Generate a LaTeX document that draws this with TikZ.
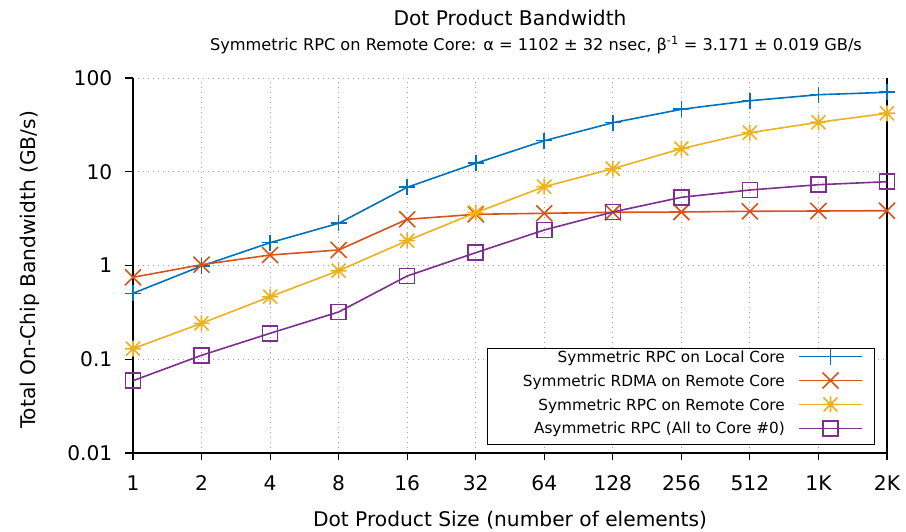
\documentclass[tikz,border=0pt]{standalone}
\usepackage{fontspec}
\setmainfont{DejaVu Sans}
\definecolor{cblue}{RGB}{0,114,189}
\definecolor{corange}{RGB}{217,83,25}
\definecolor{cyellow}{RGB}{237,177,32}
\definecolor{cpurple}{RGB}{126,47,142}
\definecolor{cgrid}{RGB}{160,160,160}
\begin{document}
\begin{tikzpicture}[x=1pt,y=-1pt]
\tikzset{
  gridline/.style={cgrid, line width=0.9pt, dash pattern=on 1.1pt off 3.9pt},
  frameline/.style={black, line width=1.1pt},
  big/.style={font=\fontsize{20.2}{24}\selectfont, inner sep=0pt},
  small/.style={font=\fontsize{15.3}{18}\selectfont, inner sep=0pt},
  sub/.style={font=\fontsize{16.2}{19}\selectfont, inner sep=0pt},
  sblue/.style={color=cblue, line width=1.6pt},
  sorange/.style={color=corange, line width=1.6pt},
  syellow/.style={color=cyellow, line width=1.6pt},
  spurple/.style={color=cpurple, line width=1.6pt},
  mplus/.pic={\draw (-8,0)--(8,0) (0,-8)--(0,8);},
  mcross/.pic={\draw (-8,-8)--(8,8) (-8,8)--(8,-8);},
  mstar/.pic={\draw (-8,0)--(8,0) (0,-8)--(0,8) (-7,-7)--(7,7) (-7,7)--(7,-7);},
  msquare/.pic={\draw (-7.5,-7.5) rectangle (7.5,7.5);},
}
\useasboundingbox (0,0) rectangle (906,532);
\fill[white] (0,0) rectangle (906,532);

% grid
\foreach \i in {2,...,11}{
  \pgfmathsetmacro\xx{133+(\i-1)*68.5455}
  \draw[gridline] (\xx,453) -- (\xx,78);
}
\foreach \yy in {78,171.75,265.5,359.25}{
  \draw[gridline] (133,\yy) -- (887,\yy);
}

% frame and ticks
\coordinate (tl) at (133,78);
\coordinate (bl) at (133,453);
\coordinate (br) at (887,453);
\coordinate (tr) at (887,78);
\draw[frameline] (tl) -- (bl) -- (br) -- (tr);
\foreach \yy/\lab in {78/100,171.75/10,265.5/1,359.25/0.1,453/0.01}{
  \draw[frameline] (125,\yy) -- (133,\yy);
  \node[big, anchor=east] (yl\lab) at (112.5,\yy) {\lab};
}
\foreach \lab [count=\i] in {1,2,4,8,16,32,64,128,256,512,1K,2K}{
  \pgfmathsetmacro\xx{133+(\i-1)*68.5455}
  \draw[frameline] (\xx,453) -- (\xx,460);
  \node[big] (xl\i) at (\xx,483.5) {\lab};
}

% titles
\node[big, anchor=base] (title) at (510,26) {Dot Product Bandwidth};
\node[sub, anchor=base] (subtitle) at (536,50.5) {Symmetric RPC on Remote Core: α = 1102 ± 32 nsec, β\textsuperscript{-1} = 3.171 ± 0.019 GB/s};
\node[big, anchor=base] (xlabel) at (510,526.5) {Dot Product Size (number of elements)};
\node[big, anchor=base, rotate=90] (ylabel) at (35,270) {Total On-Chip Bandwidth (GB/s)};

% data coordinates
\foreach \yy [count=\i] in {293.3,266,242.7,223.3,187.3,163.3,140.7,122.7,109.3,100.7,94.7,92.3}{
  \pgfmathsetmacro\xx{133+(\i-1)*68.5455}
  \coordinate (b\i) at (\xx,\yy);}
\foreach \yy [count=\i] in {277.3,264.7,255,250,219.3,214.3,213.3,212.3,212,211.3,211,210.7}{
  \pgfmathsetmacro\xx{133+(\i-1)*68.5455}
  \coordinate (o\i) at (\xx,\yy);}
\foreach \yy [count=\i] in {348.7,323.3,296.7,270.7,240.7,212.7,186.7,168.7,148.7,132.7,122.3,113.3}{
  \pgfmathsetmacro\xx{133+(\i-1)*68.5455}
  \coordinate (y\i) at (\xx,\yy);}
\foreach \yy [count=\i] in {380.7,355.3,333.3,312,276,252.7,230,212,197.3,190,184.7,181.7}{
  \pgfmathsetmacro\xx{133+(\i-1)*68.5455}
  \coordinate (p\i) at (\xx,\yy);}

% series
\draw[sblue] (b1) \foreach \i in {2,...,12}{ -- (b\i)};
\foreach \i in {1,...,12}{ \pic[sblue] at (b\i) {mplus}; }
\draw[sorange] (o1) \foreach \i in {2,...,12}{ -- (o\i)};
\foreach \i in {1,...,12}{ \pic[sorange] at (o\i) {mcross}; }
\draw[syellow] (y1) \foreach \i in {2,...,12}{ -- (y\i)};
\foreach \i in {1,...,12}{ \pic[syellow] at (y\i) {mstar}; }
\draw[spurple] (p1) \foreach \i in {2,...,12}{ -- (p\i)};
\foreach \i in {1,...,12}{ \pic[spurple] at (p\i) {msquare}; }

% legend
\node[draw=black, line width=1.1pt, fill=white, minimum width=387.6pt, minimum height=95.7pt, anchor=north west, inner sep=0pt] (legend) at (486.7,348.3) {};
\foreach \txt/\st/\mk [count=\k] in {Symmetric RPC on Local Core/sblue/mplus,
  Symmetric RDMA on Remote Core/sorange/mcross,
  Symmetric RPC on Remote Core/syellow/mstar,
  Asymmetric RPC (All to Core \#0)/spurple/msquare}{
  \pgfmathsetmacro\ry{356.6+(\k-1)*23.9}
  \node[small, anchor=base east] (lt\k) at (785,\ry+5.6) {\txt};
  \coordinate (ls\k) at (799.3,\ry);
  \coordinate (le\k) at (861.7,\ry);
  \draw[\st] (ls\k) -- (le\k);
  \pic[\st] at (830.5,\ry) {\mk};
}
\end{tikzpicture}
\end{document}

---------------

§ WRITTEN REQUEST:
Go through the material above and print all of it exactly, except the pictures.

§ IN RESPONSE:
Generate a LaTeX document that draws this with TikZ.
\documentclass[tikz,border=0pt]{standalone}
\usepackage{fontspec}
\setmainfont{DejaVu Sans}
\definecolor{cblue}{RGB}{0,114,189}
\definecolor{corange}{RGB}{217,83,25}
\definecolor{cyellow}{RGB}{237,177,32}
\definecolor{cpurple}{RGB}{126,47,142}
\definecolor{cgrid}{RGB}{160,160,160}
\begin{document}
\begin{tikzpicture}[x=1pt,y=-1pt]
\tikzset{
  gridline/.style={cgrid, line width=0.9pt, dash pattern=on 1.1pt off 3.9pt},
  frameline/.style={black, line width=1.1pt},
  big/.style={font=\fontsize{20.2}{24}\selectfont, inner sep=0pt},
  small/.style={font=\fontsize{15.3}{18}\selectfont, inner sep=0pt},
  sub/.style={font=\fontsize{16.2}{19}\selectfont, inner sep=0pt},
  sblue/.style={color=cblue, line width=1.6pt},
  sorange/.style={color=corange, line width=1.6pt},
  syellow/.style={color=cyellow, line width=1.6pt},
  spurple/.style={color=cpurple, line width=1.6pt},
  mplus/.pic={\draw (-8,0)--(8,0) (0,-8)--(0,8);},
  mcross/.pic={\draw (-8,-8)--(8,8) (-8,8)--(8,-8);},
  mstar/.pic={\draw (-8,0)--(8,0) (0,-8)--(0,8) (-7,-7)--(7,7) (-7,7)--(7,-7);},
  msquare/.pic={\draw (-7.5,-7.5) rectangle (7.5,7.5);},
}
\useasboundingbox (0,0) rectangle (906,532);
\fill[white] (0,0) rectangle (906,532);

% grid
\foreach \i in {2,...,11}{
  \pgfmathsetmacro\xx{133+(\i-1)*68.5455}
  \draw[gridline] (\xx,453) -- (\xx,78);
}
\foreach \yy in {78,171.75,265.5,359.25}{
  \draw[gridline] (133,\yy) -- (887,\yy);
}

% frame and ticks
\coordinate (tl) at (133,78);
\coordinate (bl) at (133,453);
\coordinate (br) at (887,453);
\coordinate (tr) at (887,78);
\draw[frameline] (tl) -- (bl) -- (br) -- (tr);
\foreach \yy/\lab in {78/100,171.75/10,265.5/1,359.25/0.1,453/0.01}{
  \draw[frameline] (125,\yy) -- (133,\yy);
  \node[big, anchor=east] (yl\lab) at (112.5,\yy) {\lab};
}
\foreach \lab [count=\i] in {1,2,4,8,16,32,64,128,256,512,1K,2K}{
  \pgfmathsetmacro\xx{133+(\i-1)*68.5455}
  \draw[frameline] (\xx,453) -- (\xx,460);
  \node[big] (xl\i) at (\xx,483.5) {\lab};
}

% titles
\node[big, anchor=base] (title) at (510,26) {Dot Product Bandwidth};
\node[sub, anchor=base] (subtitle) at (536,50.5) {Symmetric RPC on Remote Core: α = 1102 ± 32 nsec, β\textsuperscript{-1} = 3.171 ± 0.019 GB/s};
\node[big, anchor=base] (xlabel) at (510,526.5) {Dot Product Size (number of elements)};
\node[big, anchor=base, rotate=90] (ylabel) at (35,270) {Total On-Chip Bandwidth (GB/s)};

% data coordinates
\foreach \yy [count=\i] in {293.3,266,242.7,223.3,187.3,163.3,140.7,122.7,109.3,100.7,94.7,92.3}{
  \pgfmathsetmacro\xx{133+(\i-1)*68.5455}
  \coordinate (b\i) at (\xx,\yy);}
\foreach \yy [count=\i] in {277.3,264.7,255,250,219.3,214.3,213.3,212.3,212,211.3,211,210.7}{
  \pgfmathsetmacro\xx{133+(\i-1)*68.5455}
  \coordinate (o\i) at (\xx,\yy);}
\foreach \yy [count=\i] in {348.7,323.3,296.7,270.7,240.7,212.7,186.7,168.7,148.7,132.7,122.3,113.3}{
  \pgfmathsetmacro\xx{133+(\i-1)*68.5455}
  \coordinate (y\i) at (\xx,\yy);}
\foreach \yy [count=\i] in {380.7,355.3,333.3,312,276,252.7,230,212,197.3,190,184.7,181.7}{
  \pgfmathsetmacro\xx{133+(\i-1)*68.5455}
  \coordinate (p\i) at (\xx,\yy);}

% series
\draw[sblue] (b1) \foreach \i in {2,...,12}{ -- (b\i)};
\foreach \i in {1,...,12}{ \pic[sblue] at (b\i) {mplus}; }
\draw[sorange] (o1) \foreach \i in {2,...,12}{ -- (o\i)};
\foreach \i in {1,...,12}{ \pic[sorange] at (o\i) {mcross}; }
\draw[syellow] (y1) \foreach \i in {2,...,12}{ -- (y\i)};
\foreach \i in {1,...,12}{ \pic[syellow] at (y\i) {mstar}; }
\draw[spurple] (p1) \foreach \i in {2,...,12}{ -- (p\i)};
\foreach \i in {1,...,12}{ \pic[spurple] at (p\i) {msquare}; }

% legend
\node[draw=black, line width=1.1pt, fill=white, minimum width=387.6pt, minimum height=95.7pt, anchor=north west, inner sep=0pt] (legend) at (486.7,348.3) {};
\foreach \txt/\st/\mk [count=\k] in {Symmetric RPC on Local Core/sblue/mplus,
  Symmetric RDMA on Remote Core/sorange/mcross,
  Symmetric RPC on Remote Core/syellow/mstar,
  Asymmetric RPC (All to Core \#0)/spurple/msquare}{
  \pgfmathsetmacro\ry{356.6+(\k-1)*23.9}
  \node[small, anchor=base east] (lt\k) at (785,\ry+5.6) {\txt};
  \coordinate (ls\k) at (799.3,\ry);
  \coordinate (le\k) at (861.7,\ry);
  \draw[\st] (ls\k) -- (le\k);
  \pic[\st] at (830.5,\ry) {\mk};
}
\end{tikzpicture}
\end{document}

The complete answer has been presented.